# Required task
Retype only what runs from the beginning of the data through the line with "from matplotlib import pyplot as plt"; please omit the pictures and keep every line exact.

# Records provided
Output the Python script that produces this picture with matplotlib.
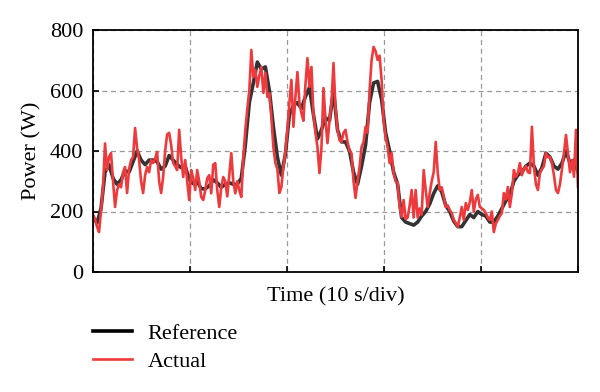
import numpy as np
from matplotlib import pyplot as plt

# power readings (W), sampled evenly over the 50 s window
actual_power = [
    190, 175, 150, 132, 200, 280, 425, 337, 380, 393, 300, 215, 270, 290, 280, 330,
    347, 261, 340, 370, 380, 476, 410, 370, 300, 261, 320, 347, 330, 370, 360, 375,
    397, 300, 261, 314, 400, 455, 460, 420, 360, 350, 337, 470, 380, 314, 370, 300,
    238, 337, 310, 271, 337, 300, 248, 238, 270, 310, 320, 260, 355, 360, 271, 215,
    280, 314, 300, 250, 320, 393, 300, 260, 300, 270, 248, 380, 470, 540, 600, 734,
    645, 668, 612, 650, 678, 592, 658, 579, 590, 512, 413, 360, 340, 261, 281, 347,
    400, 470, 560, 635, 480, 579, 661, 560, 525, 500, 620, 707, 612, 678, 520, 460,
    413, 327, 413, 608, 502, 426, 500, 560, 691, 545, 470, 436, 430, 460, 470, 430,
    400, 392, 300, 245, 300, 347, 413, 430, 480, 460, 600, 700, 744, 730, 701, 715,
    635, 500, 446, 413, 360, 393, 327, 300, 294, 215, 182, 238, 175, 180, 220, 271,
    180, 271, 180, 210, 190, 337, 271, 215, 260, 300, 330, 430, 330, 271, 280, 250,
    215, 220, 205, 195, 172, 162, 149, 180, 215, 172, 228, 205, 230, 271, 200, 240,
    255, 215, 210, 205, 195, 180, 172, 200, 132, 160, 172, 185, 195, 261, 240, 281,
    215, 260, 337, 315, 327, 360, 320, 340, 350, 330, 327, 480, 350, 290, 271, 327,
    340, 350, 393, 380, 380, 360, 320, 271, 261, 290, 340, 393, 453, 393, 330, 370,
    315, 470, 281,
]
reference_power = [
    180, 162, 210, 330, 355, 310, 290, 305, 335, 330, 365, 400, 370, 355, 370, 370,
    365, 340, 350, 385, 370, 355, 345, 350, 305, 292, 300, 275, 275, 285, 305, 295,
    280, 290, 295, 290, 290, 310, 420, 560, 625, 694, 670, 678, 600, 480, 380, 320,
    390, 520, 550, 560, 540, 580, 610, 520, 440, 470, 510, 500, 600, 470, 430, 430,
    400, 330, 290, 350, 420, 560, 625, 630, 570, 460, 400, 330, 290, 180, 165, 160,
    155, 165, 185, 200, 225, 260, 285, 265, 220, 200, 168, 150, 150, 170, 190, 180,
    200, 190, 185, 165, 165, 185, 210, 235, 255, 300, 320, 330, 350, 360, 350, 320,
    345, 393, 380, 350, 340, 360, 400, 360, 370, 330,
]
y_ticks = [0, 200, 400, 600, 800]
x_divs = [0, 10, 20, 30, 40, 50]

plt.rcParams["font.family"] = ["Liberation Serif", "DejaVu Serif"]
plt.rcParams["font.size"] = 16

t_act = np.linspace(0, 50, len(actual_power))
t_ref = np.linspace(0, 50, len(reference_power))

fig = plt.figure(figsize=(6, 3.92), dpi=100)
ax = fig.add_axes([93 / 600, 1 - 272 / 392, 485 / 600, 242 / 392])

ax.plot(t_ref, reference_power, color="#333333", linewidth=2.6, label="Reference")
ax.plot(t_act, actual_power, color="#ee3a3c", linewidth=1.9, label="Actual")

ax.set_xlim(0, 50)
ax.set_ylim(0, 800)
ax.set_xticks(x_divs)
ax.set_xticklabels([])
ax.set_yticks(y_ticks)
ax.tick_params(direction="in", length=4, width=1.2, pad=7)
ax.grid(True, linestyle=(0, (4, 3)), color="#999999", linewidth=0.9)
for sp in ax.spines.values():
    sp.set_linewidth(1.3)

ax.set_xlabel("Time (10 s/div)", labelpad=4)
ax.set_ylabel("Power (W)", labelpad=6)

handles, labels = ax.get_legend_handles_labels()
leg = fig.legend(
    handles, labels, loc="upper left", bbox_to_anchor=(93 / 600, 1 - 323 / 392),
    frameon=False, handlelength=1.75, handletextpad=0.7, labelspacing=0.35,
    borderpad=0, borderaxespad=0,
)
leg.get_lines()[0].set_color("black")
leg.get_lines()[0].set_linewidth(2.6)
leg.get_lines()[1].set_linewidth(1.9)

plt.savefig("out.png", dpi=100)
plt.close()
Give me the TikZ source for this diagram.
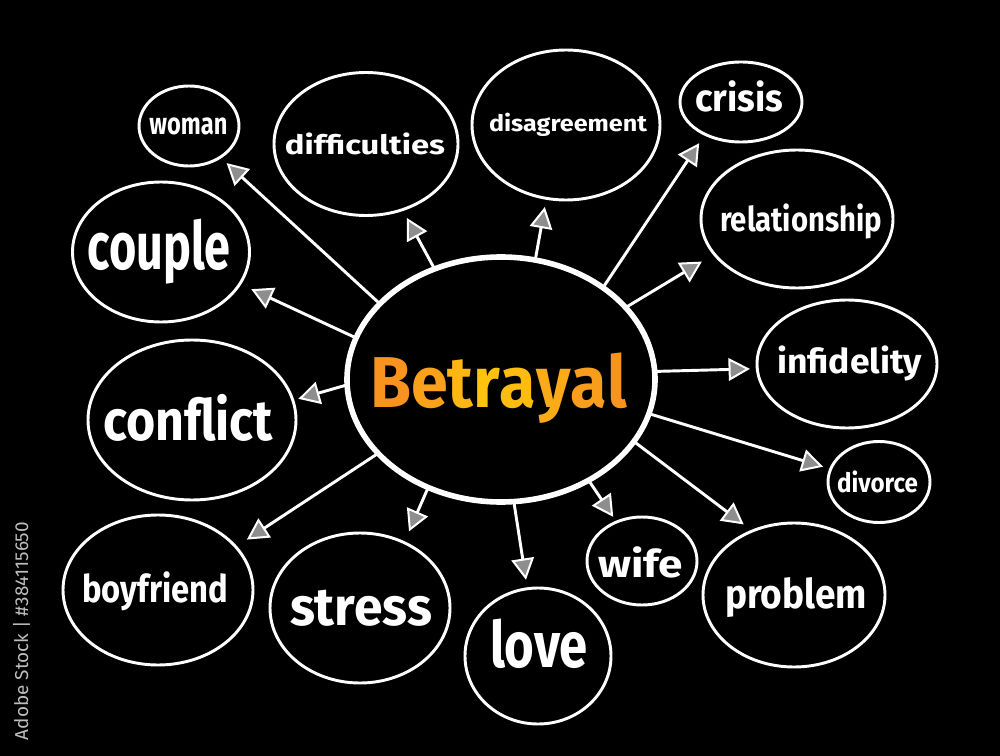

# Reply
Output the Python script that produces this picture with matplotlib.
import numpy as np
from matplotlib import pyplot as plt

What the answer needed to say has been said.